Condivisione di orizzonti comuni che in questo momento trovano motivo di frizione, se invece ci spostiamo nei rapporti che legano la comunità greca di Berlino con quanto sta succedendo ai piani più alti della politica. E per averne una prova, abbiamo seguito ancora una volta la via del cibo, facendo sosta in un ristorante di cucina greca in città, proprio nel giorno in cui l’Eurogruppo si riunisce a Bruxelles per decidere a proposito delle richieste di Atene. Alla Taverna To Koutouki, a Kreuzberg, gestita da esercenti – ci dicono - andati via dalla Grecia al tempo dei colonnelli, sulle prime c’è poca voglia di parlare. Con i proprietari che si limitano a rilasciare un laconico e indistinto “tutto bene, tutto bene”, iniziamo a cercare tra i i clienti, finché non troviamo chi ha voglia di sbottonarsi un po’ di più.
L’insegna della taverna greca To Koutouki a Kreuzberg
“Vengo da una famiglia greca” racconta Gregorios ma sono nato a Berlino e qui mi trovo bene. Berlino però non è la Germania dove ormai c’è un pensiero unico, perché oltre alla Merkel c’è solo la Merkel e poi ancora la Merkel, come in una matrioska. Io sono tutto dalla parte di Tsipras e spero vada avanti così”. Un pensiero che non viaggia sulle stesse frequenze di chi come Clio si trova su posizioni più integrate. “A me la storia di chiedere i soldi alla Germania per il passato nazista sembra ridicola. Lo dico a malincuore, ma in Grecia ci si doveva muovere prima, per anni hanno fatto le cicale e adesso è troppo tardi”. Un fastidio che trova entrambi uniti su una questione. “Comunque vadano a finire le cose” dicono più o meno tutti e due “noi subiamo un danno.
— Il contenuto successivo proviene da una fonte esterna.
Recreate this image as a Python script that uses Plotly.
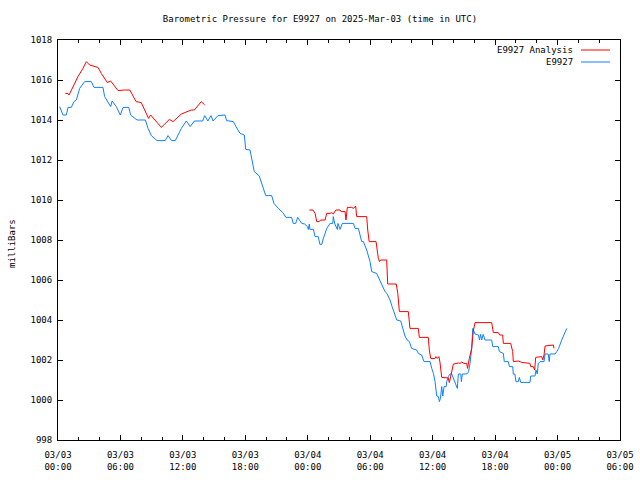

Siamo sempre stati visti come una comunità che non dava problemi, ora ci fanno le battute e, nell’immagine pubblica, veniamo dipinti tutti come sfaticati o inaffidabili”. La percezione di un’ingiustizia che per una sera trova nel pasto con gli aromi di casa - anche in questo caso - un senso di condivisione, ma stavolta è una condivisione dal sapore consolatorio.